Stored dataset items
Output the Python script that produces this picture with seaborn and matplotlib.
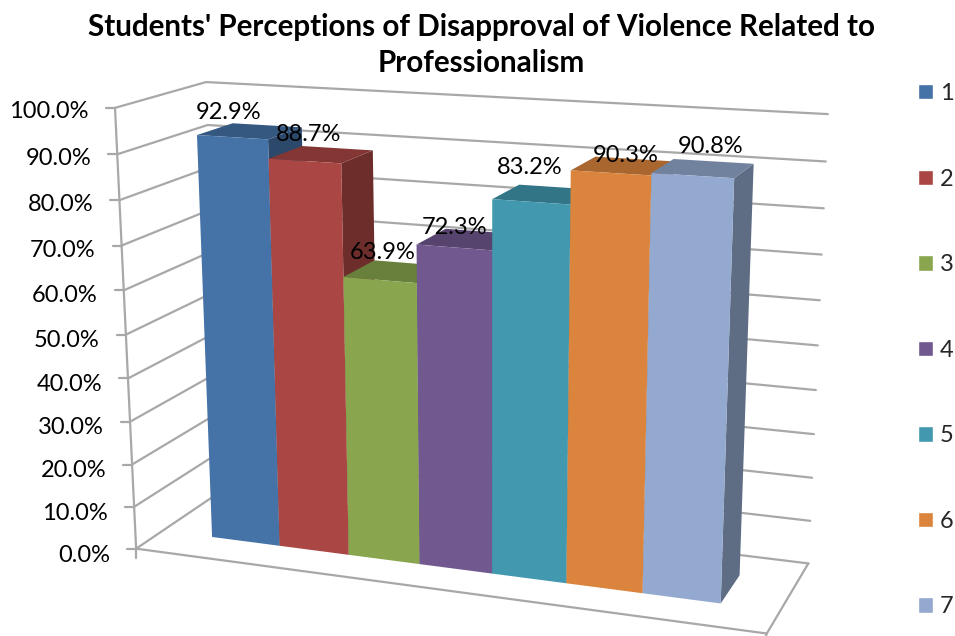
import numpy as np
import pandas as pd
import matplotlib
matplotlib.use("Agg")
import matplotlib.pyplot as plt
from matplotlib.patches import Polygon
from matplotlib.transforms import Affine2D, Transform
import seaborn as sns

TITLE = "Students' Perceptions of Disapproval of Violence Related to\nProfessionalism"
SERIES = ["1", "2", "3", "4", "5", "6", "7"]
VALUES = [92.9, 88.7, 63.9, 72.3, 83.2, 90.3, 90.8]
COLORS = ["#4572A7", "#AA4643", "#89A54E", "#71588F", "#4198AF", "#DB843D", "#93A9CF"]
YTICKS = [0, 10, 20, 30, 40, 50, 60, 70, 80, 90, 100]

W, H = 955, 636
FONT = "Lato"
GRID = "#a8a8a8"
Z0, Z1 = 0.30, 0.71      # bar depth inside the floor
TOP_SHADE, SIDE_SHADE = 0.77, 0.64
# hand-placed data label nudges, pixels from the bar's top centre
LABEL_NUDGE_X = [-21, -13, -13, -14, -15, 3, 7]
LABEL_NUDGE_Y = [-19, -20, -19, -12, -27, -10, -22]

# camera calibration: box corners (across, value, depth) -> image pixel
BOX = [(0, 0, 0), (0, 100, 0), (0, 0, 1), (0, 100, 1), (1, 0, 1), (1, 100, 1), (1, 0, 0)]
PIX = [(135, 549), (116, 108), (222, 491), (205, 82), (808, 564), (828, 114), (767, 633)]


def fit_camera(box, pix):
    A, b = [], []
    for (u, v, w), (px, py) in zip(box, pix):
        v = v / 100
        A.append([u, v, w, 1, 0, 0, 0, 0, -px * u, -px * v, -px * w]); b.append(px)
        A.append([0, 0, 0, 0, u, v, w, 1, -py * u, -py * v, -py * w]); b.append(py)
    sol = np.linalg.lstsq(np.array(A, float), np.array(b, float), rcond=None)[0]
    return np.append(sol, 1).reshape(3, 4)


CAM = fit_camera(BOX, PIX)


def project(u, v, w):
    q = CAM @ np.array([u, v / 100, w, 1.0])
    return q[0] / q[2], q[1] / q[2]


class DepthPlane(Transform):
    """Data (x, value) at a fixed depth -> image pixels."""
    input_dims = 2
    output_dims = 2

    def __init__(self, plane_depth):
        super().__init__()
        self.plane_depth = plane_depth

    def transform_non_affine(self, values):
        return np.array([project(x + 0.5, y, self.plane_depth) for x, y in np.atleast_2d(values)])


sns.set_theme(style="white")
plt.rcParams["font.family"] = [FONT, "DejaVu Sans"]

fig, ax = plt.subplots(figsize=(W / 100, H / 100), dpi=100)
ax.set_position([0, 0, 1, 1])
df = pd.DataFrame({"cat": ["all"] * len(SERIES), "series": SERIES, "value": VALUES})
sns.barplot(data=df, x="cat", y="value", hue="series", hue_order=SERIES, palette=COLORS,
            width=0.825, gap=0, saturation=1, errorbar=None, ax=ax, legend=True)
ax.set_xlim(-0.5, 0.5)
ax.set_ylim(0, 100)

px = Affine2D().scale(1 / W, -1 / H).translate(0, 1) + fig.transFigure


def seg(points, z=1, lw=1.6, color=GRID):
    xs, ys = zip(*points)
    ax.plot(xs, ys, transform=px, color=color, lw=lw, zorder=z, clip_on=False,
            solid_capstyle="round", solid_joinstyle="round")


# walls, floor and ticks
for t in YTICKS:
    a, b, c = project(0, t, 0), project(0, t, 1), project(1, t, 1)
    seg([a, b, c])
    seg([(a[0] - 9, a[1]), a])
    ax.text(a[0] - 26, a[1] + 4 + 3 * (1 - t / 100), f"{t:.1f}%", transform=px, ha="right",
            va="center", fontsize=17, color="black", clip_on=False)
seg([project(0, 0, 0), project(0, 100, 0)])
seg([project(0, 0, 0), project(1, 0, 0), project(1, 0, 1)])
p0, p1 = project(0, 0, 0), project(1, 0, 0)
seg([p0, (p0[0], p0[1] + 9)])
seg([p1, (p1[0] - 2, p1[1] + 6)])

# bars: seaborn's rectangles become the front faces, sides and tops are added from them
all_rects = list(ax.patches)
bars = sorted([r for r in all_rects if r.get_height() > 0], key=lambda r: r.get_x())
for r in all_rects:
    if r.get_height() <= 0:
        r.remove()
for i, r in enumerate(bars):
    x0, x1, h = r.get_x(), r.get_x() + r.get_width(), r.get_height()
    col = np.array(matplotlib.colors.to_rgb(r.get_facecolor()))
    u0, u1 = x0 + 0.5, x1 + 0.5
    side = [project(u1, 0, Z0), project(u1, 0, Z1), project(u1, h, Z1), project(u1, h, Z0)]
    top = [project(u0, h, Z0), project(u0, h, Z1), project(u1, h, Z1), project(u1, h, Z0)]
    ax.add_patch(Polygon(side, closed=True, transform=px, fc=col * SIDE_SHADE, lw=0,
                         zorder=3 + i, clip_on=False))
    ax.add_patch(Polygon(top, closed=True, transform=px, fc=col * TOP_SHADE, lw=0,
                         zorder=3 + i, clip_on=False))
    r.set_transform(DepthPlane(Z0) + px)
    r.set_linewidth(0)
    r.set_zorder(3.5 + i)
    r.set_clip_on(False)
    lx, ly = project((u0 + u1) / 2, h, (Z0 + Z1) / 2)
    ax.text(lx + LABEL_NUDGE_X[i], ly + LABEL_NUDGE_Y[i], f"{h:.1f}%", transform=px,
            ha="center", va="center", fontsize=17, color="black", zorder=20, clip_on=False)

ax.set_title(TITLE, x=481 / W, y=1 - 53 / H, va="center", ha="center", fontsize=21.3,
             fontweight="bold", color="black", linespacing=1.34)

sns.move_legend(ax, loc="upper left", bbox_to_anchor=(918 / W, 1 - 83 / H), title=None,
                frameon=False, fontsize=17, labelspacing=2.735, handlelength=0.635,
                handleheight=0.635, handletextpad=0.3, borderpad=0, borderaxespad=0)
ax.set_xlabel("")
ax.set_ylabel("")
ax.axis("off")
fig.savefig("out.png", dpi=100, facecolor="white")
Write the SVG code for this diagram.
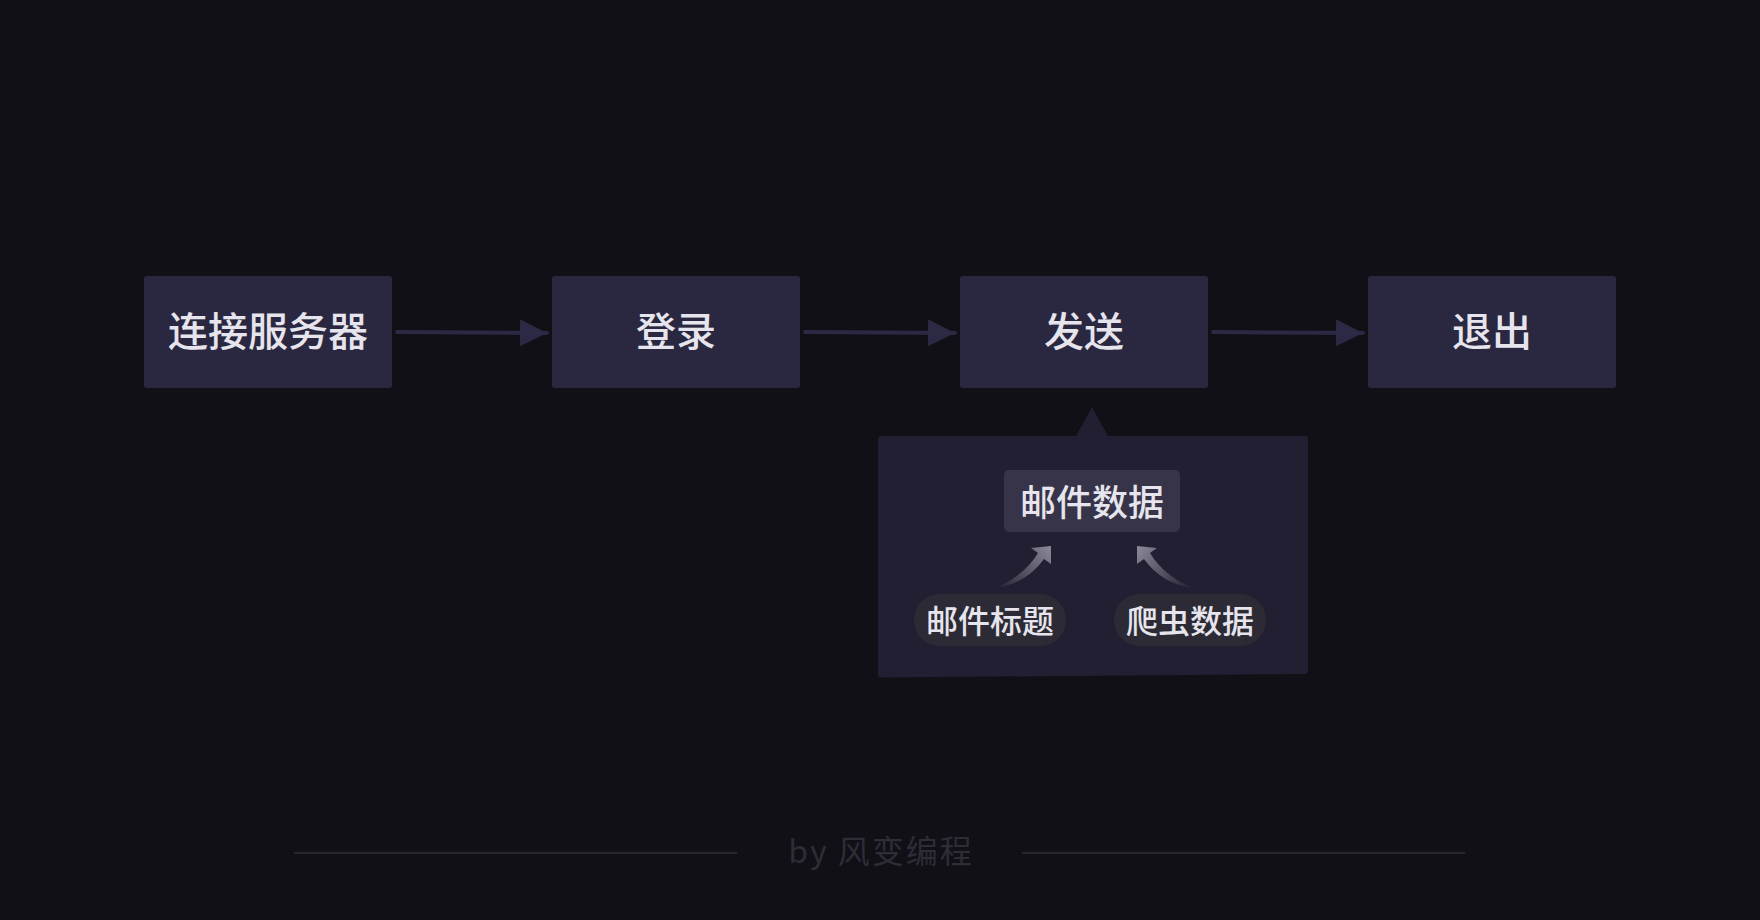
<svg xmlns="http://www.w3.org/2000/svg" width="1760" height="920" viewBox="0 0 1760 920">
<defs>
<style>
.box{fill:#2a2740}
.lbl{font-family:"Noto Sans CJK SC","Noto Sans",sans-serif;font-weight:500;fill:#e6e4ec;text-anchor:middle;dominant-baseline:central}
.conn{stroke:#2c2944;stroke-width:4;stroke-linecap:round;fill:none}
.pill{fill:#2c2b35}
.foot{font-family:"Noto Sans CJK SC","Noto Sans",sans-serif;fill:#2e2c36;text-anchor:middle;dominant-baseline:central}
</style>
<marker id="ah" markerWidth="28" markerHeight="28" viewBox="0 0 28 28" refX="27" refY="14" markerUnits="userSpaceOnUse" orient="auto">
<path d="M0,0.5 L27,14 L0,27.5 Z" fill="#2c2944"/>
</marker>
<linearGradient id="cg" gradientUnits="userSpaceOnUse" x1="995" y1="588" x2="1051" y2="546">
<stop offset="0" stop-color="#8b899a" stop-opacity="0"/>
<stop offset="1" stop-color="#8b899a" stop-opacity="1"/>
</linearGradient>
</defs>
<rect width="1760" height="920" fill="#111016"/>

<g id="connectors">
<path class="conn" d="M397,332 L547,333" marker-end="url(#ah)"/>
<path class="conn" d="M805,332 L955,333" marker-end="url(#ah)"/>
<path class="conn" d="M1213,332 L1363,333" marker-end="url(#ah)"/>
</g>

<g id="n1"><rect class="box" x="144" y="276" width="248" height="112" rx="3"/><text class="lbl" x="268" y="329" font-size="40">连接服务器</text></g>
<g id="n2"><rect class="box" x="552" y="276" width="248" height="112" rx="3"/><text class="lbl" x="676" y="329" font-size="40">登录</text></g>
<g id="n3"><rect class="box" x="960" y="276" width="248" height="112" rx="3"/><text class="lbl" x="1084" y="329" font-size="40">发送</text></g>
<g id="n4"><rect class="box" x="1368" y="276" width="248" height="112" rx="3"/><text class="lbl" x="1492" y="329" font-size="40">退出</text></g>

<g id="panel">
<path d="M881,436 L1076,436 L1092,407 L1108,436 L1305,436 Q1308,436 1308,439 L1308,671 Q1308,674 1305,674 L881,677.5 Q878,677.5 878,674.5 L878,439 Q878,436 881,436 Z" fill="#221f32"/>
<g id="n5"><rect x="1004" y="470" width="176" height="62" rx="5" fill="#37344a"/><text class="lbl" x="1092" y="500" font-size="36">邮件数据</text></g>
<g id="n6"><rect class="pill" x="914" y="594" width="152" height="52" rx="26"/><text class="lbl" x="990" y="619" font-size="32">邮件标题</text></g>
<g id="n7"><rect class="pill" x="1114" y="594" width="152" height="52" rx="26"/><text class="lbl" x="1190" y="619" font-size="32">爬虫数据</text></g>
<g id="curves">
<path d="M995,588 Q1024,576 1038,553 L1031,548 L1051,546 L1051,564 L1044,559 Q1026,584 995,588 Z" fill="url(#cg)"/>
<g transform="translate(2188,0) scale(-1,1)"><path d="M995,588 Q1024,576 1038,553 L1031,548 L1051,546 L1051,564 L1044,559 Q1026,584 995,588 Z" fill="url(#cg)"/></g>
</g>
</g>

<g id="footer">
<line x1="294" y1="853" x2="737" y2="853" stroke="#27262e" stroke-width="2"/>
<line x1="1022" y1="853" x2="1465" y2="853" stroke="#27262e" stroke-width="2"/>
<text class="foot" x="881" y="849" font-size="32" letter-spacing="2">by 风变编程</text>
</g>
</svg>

Given exercise:
Print the entries as they stand, first line through the line holding "import seaborn as sns", with every picture removed.

Correct response:
Output the Python script that produces this picture with seaborn and matplotlib.
import numpy as np
import pandas as pd
import matplotlib
matplotlib.use("Agg")
import matplotlib.pyplot as plt
from matplotlib.patches import Polygon
from matplotlib.transforms import Affine2D, Transform
import seaborn as sns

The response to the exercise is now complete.